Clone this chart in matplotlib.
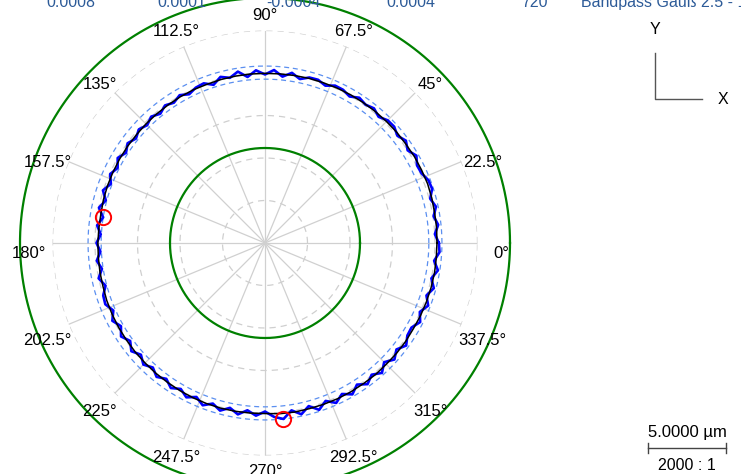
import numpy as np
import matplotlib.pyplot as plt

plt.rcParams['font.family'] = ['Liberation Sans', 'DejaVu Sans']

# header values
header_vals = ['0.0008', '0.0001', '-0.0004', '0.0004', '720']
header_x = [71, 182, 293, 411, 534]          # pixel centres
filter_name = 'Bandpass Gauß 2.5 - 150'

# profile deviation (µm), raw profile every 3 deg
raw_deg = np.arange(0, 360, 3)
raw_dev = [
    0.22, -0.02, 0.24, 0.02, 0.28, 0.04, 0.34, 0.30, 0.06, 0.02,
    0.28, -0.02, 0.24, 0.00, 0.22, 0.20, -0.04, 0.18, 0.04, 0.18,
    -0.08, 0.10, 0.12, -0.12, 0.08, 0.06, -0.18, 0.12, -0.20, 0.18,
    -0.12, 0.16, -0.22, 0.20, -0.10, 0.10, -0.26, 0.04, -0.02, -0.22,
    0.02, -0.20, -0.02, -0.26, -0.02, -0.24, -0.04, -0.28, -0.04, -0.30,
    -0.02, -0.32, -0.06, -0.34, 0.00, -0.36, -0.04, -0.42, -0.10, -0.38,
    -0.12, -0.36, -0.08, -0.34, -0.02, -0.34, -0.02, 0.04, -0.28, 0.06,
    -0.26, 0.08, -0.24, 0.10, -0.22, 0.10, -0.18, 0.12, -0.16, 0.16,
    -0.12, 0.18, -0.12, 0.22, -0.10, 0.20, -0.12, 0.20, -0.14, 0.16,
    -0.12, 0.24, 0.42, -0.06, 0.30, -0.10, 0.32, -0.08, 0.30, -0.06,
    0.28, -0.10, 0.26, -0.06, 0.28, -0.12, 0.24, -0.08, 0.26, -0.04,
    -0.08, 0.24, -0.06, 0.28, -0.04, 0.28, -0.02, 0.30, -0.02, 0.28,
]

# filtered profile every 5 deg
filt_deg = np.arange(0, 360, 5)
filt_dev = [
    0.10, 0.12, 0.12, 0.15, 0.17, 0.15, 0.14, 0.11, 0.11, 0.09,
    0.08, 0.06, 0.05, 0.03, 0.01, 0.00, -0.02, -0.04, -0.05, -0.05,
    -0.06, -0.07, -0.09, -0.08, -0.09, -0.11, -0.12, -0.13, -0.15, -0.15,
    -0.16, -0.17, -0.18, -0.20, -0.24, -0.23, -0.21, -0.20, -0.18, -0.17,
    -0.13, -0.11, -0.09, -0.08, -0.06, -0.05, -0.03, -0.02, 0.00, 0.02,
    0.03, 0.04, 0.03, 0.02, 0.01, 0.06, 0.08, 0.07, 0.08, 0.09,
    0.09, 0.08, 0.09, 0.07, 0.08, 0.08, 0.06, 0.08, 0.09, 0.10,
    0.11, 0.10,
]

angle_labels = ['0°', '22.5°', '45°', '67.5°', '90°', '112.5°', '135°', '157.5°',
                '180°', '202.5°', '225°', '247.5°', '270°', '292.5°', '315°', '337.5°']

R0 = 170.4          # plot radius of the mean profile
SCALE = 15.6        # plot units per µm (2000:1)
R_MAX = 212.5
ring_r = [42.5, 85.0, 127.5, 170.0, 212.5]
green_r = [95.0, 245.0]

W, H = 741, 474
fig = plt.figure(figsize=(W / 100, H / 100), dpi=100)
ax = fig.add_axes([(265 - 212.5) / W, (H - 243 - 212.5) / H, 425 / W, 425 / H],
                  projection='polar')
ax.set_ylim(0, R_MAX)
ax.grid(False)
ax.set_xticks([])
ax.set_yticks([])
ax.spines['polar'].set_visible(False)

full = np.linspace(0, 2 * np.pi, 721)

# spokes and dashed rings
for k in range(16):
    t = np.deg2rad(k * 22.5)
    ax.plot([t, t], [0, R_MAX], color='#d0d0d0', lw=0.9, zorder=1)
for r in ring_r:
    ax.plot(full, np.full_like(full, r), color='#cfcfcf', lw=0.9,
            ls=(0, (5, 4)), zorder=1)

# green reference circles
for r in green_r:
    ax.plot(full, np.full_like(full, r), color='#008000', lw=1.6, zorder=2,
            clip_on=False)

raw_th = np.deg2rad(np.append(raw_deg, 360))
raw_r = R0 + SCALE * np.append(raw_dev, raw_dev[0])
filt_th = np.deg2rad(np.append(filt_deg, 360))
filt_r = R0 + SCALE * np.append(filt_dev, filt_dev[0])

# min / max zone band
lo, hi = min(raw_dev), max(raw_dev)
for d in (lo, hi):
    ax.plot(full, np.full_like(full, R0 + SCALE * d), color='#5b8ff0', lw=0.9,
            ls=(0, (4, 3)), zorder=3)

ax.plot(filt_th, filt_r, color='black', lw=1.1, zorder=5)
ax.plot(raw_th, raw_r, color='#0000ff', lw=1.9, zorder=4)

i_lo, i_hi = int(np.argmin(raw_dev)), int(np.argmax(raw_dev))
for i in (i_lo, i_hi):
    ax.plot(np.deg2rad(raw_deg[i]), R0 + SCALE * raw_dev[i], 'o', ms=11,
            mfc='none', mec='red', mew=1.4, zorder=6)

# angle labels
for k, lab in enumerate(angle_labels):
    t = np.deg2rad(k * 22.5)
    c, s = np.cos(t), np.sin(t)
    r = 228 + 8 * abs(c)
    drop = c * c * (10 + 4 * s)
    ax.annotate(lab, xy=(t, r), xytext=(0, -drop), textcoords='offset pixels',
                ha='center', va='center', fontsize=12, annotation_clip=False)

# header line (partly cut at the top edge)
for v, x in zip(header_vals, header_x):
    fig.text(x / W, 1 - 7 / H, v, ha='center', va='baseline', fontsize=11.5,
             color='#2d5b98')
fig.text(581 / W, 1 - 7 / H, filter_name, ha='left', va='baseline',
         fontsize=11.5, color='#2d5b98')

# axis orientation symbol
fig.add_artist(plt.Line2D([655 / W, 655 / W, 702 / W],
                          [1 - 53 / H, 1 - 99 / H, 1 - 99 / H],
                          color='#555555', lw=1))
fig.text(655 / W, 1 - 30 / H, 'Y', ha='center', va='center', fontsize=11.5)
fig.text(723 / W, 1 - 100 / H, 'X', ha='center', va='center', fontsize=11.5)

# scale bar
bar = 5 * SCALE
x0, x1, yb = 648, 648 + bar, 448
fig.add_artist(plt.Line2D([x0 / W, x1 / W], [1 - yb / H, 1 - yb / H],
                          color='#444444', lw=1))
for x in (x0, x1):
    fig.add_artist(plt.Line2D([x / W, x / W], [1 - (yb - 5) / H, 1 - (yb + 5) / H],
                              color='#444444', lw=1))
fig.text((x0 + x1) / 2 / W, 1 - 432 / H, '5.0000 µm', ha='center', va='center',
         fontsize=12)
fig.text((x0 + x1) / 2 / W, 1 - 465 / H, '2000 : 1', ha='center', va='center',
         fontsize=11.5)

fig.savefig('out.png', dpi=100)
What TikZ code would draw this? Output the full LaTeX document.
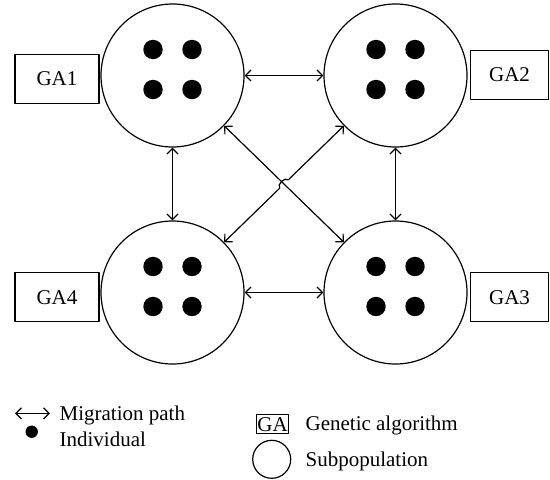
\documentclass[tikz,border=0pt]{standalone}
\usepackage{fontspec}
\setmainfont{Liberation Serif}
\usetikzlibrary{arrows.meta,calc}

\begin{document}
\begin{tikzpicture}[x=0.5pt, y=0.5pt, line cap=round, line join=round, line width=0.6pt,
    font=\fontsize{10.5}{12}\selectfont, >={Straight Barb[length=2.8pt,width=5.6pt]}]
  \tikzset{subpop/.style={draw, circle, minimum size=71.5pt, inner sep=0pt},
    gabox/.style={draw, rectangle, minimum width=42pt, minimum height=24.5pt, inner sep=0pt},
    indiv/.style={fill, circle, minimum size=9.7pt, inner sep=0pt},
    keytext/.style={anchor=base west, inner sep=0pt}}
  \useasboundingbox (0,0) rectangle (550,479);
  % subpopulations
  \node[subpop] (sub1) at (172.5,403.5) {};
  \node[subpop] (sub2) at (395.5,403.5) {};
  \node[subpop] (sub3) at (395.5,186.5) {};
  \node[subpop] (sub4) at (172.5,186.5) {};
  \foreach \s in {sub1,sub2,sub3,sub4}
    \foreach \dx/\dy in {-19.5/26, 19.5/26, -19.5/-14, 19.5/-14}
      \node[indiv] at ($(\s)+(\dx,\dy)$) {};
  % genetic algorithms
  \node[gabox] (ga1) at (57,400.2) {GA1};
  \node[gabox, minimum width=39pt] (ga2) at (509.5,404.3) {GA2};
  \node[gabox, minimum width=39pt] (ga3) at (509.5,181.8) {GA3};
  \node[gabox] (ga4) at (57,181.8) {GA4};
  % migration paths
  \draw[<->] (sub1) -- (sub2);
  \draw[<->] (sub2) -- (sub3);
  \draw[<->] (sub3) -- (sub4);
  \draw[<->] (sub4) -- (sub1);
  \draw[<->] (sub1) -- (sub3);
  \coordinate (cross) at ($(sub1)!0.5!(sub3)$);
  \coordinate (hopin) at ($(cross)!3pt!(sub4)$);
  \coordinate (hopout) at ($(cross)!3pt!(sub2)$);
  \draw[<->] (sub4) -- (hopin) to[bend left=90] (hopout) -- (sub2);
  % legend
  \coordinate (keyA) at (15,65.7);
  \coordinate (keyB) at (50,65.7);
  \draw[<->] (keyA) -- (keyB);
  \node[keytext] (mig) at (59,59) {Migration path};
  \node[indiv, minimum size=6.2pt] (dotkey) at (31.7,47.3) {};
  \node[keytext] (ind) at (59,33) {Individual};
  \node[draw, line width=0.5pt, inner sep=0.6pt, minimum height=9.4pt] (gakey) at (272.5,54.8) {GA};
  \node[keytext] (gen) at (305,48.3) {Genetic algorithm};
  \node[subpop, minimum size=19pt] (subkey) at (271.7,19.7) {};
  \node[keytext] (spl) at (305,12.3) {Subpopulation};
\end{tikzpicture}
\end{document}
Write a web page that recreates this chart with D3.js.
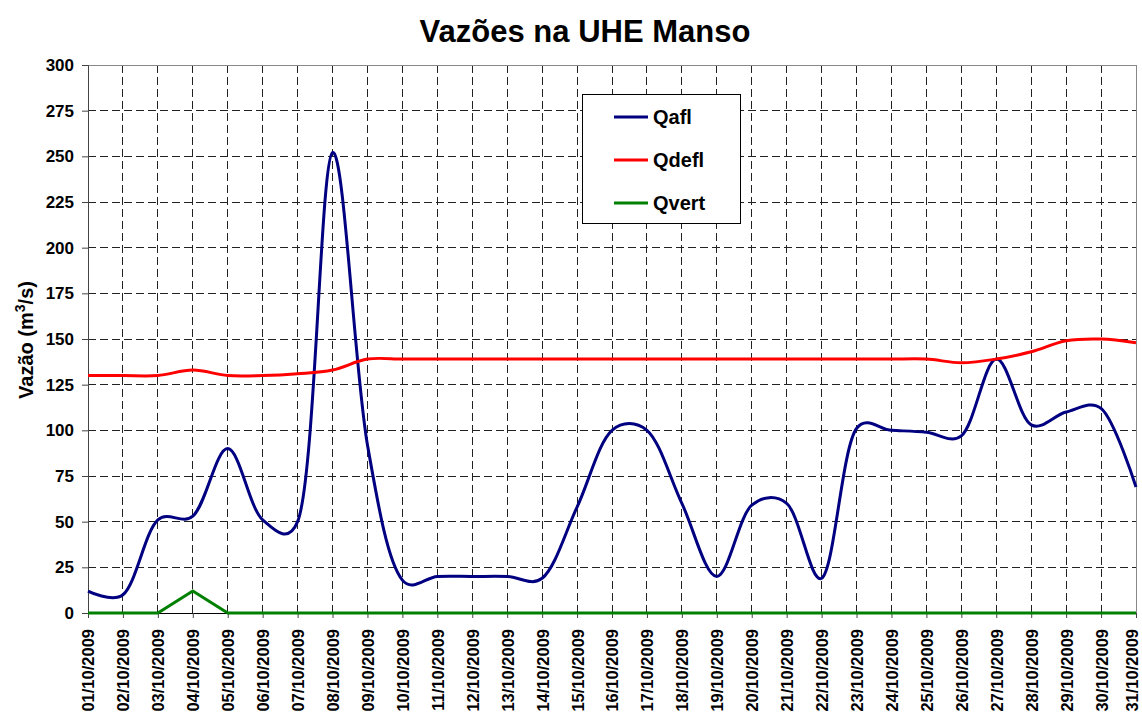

Task details → Repeat exactly the lines from the first line of the records above through the line containing "filter_name = 'Bandpass Gauß 2.5 - 150'", both included. Leave out the pictures.

Result →
Clone this chart in matplotlib.
import numpy as np
import matplotlib.pyplot as plt

plt.rcParams['font.family'] = ['Liberation Sans', 'DejaVu Sans']

# header values
header_vals = ['0.0008', '0.0001', '-0.0004', '0.0004', '720']
header_x = [71, 182, 293, 411, 534]          # pixel centres
filter_name = 'Bandpass Gauß 2.5 - 150'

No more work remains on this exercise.